(Figure scripts)
[start]
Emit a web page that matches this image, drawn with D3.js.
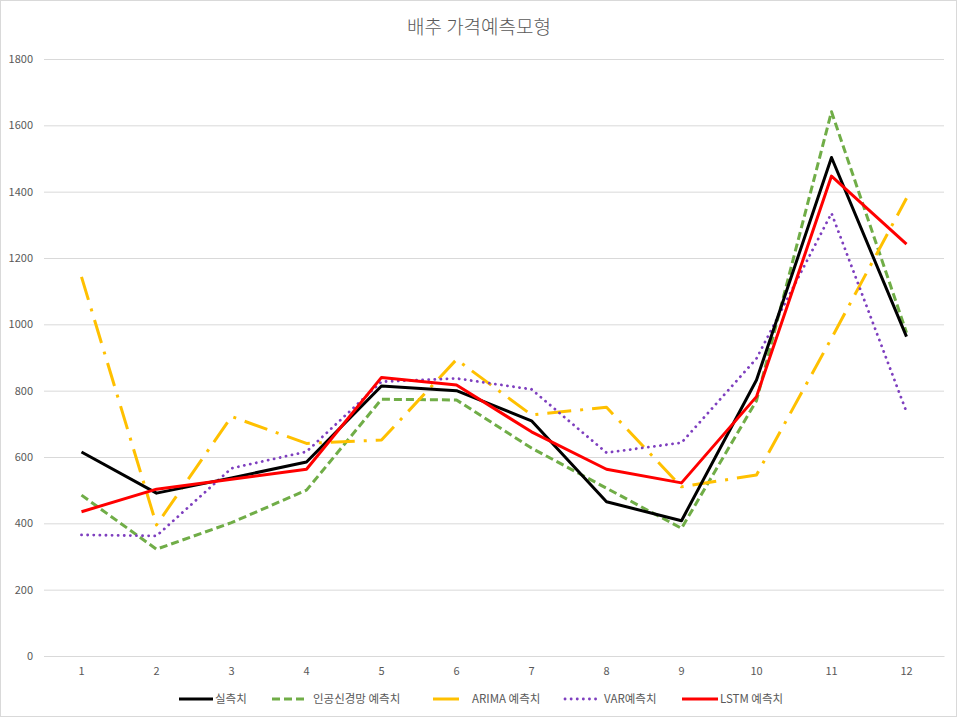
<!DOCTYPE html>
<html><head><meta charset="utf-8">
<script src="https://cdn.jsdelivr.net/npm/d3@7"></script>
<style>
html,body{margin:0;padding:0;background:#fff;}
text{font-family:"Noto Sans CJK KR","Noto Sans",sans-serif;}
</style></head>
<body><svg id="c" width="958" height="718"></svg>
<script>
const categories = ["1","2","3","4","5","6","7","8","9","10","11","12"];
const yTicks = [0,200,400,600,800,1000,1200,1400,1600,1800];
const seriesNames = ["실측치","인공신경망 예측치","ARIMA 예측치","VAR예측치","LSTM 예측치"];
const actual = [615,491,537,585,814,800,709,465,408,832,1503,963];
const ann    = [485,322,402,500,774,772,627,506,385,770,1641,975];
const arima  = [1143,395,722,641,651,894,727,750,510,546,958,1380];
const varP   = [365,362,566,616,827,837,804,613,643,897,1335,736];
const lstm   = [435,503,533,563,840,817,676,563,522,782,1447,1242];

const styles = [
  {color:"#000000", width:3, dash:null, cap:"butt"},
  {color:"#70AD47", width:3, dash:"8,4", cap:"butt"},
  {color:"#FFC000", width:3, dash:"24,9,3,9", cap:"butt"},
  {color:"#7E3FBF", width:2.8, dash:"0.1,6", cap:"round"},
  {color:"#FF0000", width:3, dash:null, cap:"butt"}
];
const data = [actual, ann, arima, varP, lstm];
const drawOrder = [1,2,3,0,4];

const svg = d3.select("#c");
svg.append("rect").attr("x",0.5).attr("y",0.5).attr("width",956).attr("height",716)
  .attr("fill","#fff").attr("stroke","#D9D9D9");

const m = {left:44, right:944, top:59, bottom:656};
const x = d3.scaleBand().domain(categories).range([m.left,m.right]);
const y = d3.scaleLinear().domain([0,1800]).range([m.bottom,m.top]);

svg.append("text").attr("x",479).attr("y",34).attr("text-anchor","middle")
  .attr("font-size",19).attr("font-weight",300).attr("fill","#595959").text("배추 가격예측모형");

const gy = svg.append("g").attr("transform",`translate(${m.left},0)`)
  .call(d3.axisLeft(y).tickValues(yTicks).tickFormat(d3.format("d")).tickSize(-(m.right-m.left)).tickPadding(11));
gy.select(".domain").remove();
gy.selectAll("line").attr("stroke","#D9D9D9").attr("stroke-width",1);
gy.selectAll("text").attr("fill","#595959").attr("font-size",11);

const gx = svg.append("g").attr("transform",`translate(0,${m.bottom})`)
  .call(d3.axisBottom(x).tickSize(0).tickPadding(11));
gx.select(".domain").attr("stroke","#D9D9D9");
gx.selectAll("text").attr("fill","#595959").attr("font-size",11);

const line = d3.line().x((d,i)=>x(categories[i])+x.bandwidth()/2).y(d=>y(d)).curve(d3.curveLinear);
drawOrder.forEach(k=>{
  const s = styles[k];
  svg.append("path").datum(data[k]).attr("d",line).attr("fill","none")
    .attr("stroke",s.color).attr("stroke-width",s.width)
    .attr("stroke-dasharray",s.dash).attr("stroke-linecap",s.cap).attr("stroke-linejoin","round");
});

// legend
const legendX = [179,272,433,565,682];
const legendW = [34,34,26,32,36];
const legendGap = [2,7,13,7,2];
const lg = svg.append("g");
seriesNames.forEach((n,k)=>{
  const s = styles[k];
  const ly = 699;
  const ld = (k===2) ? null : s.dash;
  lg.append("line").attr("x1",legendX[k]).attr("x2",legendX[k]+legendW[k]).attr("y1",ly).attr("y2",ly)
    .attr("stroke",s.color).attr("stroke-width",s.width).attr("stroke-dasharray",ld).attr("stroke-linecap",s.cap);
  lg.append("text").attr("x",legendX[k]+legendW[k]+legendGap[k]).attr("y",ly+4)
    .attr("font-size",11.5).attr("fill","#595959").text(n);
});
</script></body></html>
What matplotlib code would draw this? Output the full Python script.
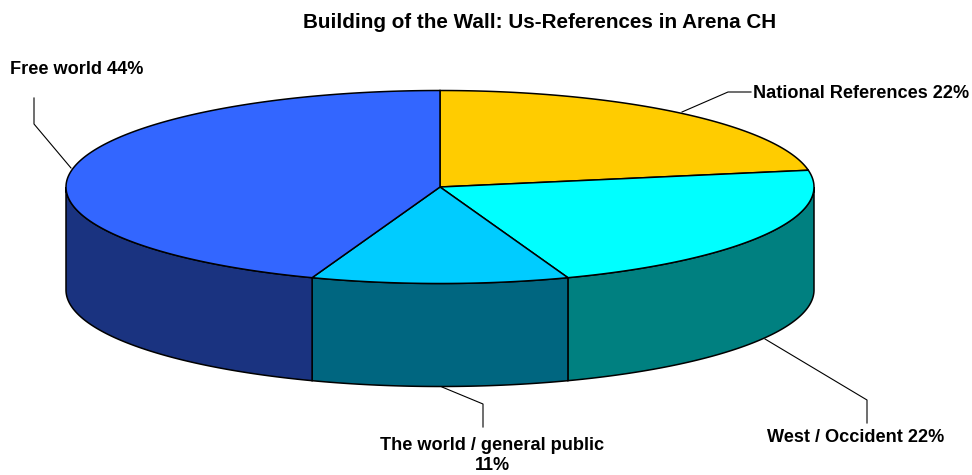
[end]
Transcribe the preceding listing in its entirety and with exact wording, leaving out pictures.

_Task response:_
Emit a web page that matches this image, drawn with D3.js.
<!DOCTYPE html>
<html><head><meta charset="utf-8">
<script src="https://cdn.jsdelivr.net/npm/d3@7"></script>
<style>
html,body{margin:0;padding:0;background:#fff;}
text{font-family:"Noto Sans CJK KR","Noto Sans",sans-serif;}
</style></head>
<body><svg id="c" width="958" height="718"></svg>
<script>
const categories = ["1","2","3","4","5","6","7","8","9","10","11","12"];
const yTicks = [0,200,400,600,800,1000,1200,1400,1600,1800];
const seriesNames = ["실측치","인공신경망 예측치","ARIMA 예측치","VAR예측치","LSTM 예측치"];
const actual = [615,491,537,585,814,800,709,465,408,832,1503,963];
const ann    = [485,322,402,500,774,772,627,506,385,770,1641,975];
const arima  = [1143,395,722,641,651,894,727,750,510,546,958,1380];
const varP   = [365,362,566,616,827,837,804,613,643,897,1335,736];
const lstm   = [435,503,533,563,840,817,676,563,522,782,1447,1242];

const styles = [
  {color:"#000000", width:3, dash:null, cap:"butt"},
  {color:"#70AD47", width:3, dash:"8,4", cap:"butt"},
  {color:"#FFC000", width:3, dash:"24,9,3,9", cap:"butt"},
  {color:"#7E3FBF", width:2.8, dash:"0.1,6", cap:"round"},
  {color:"#FF0000", width:3, dash:null, cap:"butt"}
];
const data = [actual, ann, arima, varP, lstm];
const drawOrder = [1,2,3,0,4];

const svg = d3.select("#c");
svg.append("rect").attr("x",0.5).attr("y",0.5).attr("width",956).attr("height",716)
  .attr("fill","#fff").attr("stroke","#D9D9D9");

const m = {left:44, right:944, top:59, bottom:656};
const x = d3.scaleBand().domain(categories).range([m.left,m.right]);
const y = d3.scaleLinear().domain([0,1800]).range([m.bottom,m.top]);

svg.append("text").attr("x",479).attr("y",34).attr("text-anchor","middle")
  .attr("font-size",19).attr("font-weight",300).attr("fill","#595959").text("배추 가격예측모형");

const gy = svg.append("g").attr("transform",`translate(${m.left},0)`)
  .call(d3.axisLeft(y).tickValues(yTicks).tickFormat(d3.format("d")).tickSize(-(m.right-m.left)).tickPadding(11));
gy.select(".domain").remove();
gy.selectAll("line").attr("stroke","#D9D9D9").attr("stroke-width",1);
gy.selectAll("text").attr("fill","#595959").attr("font-size",11);

const gx = svg.append("g").attr("transform",`translate(0,${m.bottom})`)
  .call(d3.axisBottom(x).tickSize(0).tickPadding(11));
gx.select(".domain").attr("stroke","#D9D9D9");
gx.selectAll("text").attr("fill","#595959").attr("font-size",11);

const line = d3.line().x((d,i)=>x(categories[i])+x.bandwidth()/2).y(d=>y(d)).curve(d3.curveLinear);
drawOrder.forEach(k=>{
  const s = styles[k];
  svg.append("path").datum(data[k]).attr("d",line).attr("fill","none")
    .attr("stroke",s.color).attr("stroke-width",s.width)
    .attr("stroke-dasharray",s.dash).attr("stroke-linecap",s.cap).attr("stroke-linejoin","round");
});

// legend
const legendX = [179,272,433,565,682];
const legendW = [34,34,26,32,36];
const legendGap = [2,7,13,7,2];
const lg = svg.append("g");
seriesNames.forEach((n,k)=>{
  const s = styles[k];
  const ly = 699;
  const ld = (k===2) ? null : s.dash;
  lg.append("line").attr("x1",legendX[k]).attr("x2",legendX[k]+legendW[k]).attr("y1",ly).attr("y2",ly)
    .attr("stroke",s.color).attr("stroke-width",s.width).attr("stroke-dasharray",ld).attr("stroke-linecap",s.cap);
  lg.append("text").attr("x",legendX[k]+legendW[k]+legendGap[k]).attr("y",ly+4)
    .attr("font-size",11.5).attr("fill","#595959").text(n);
});
</script></body></html>
What matplotlib code would draw this? Output the full Python script.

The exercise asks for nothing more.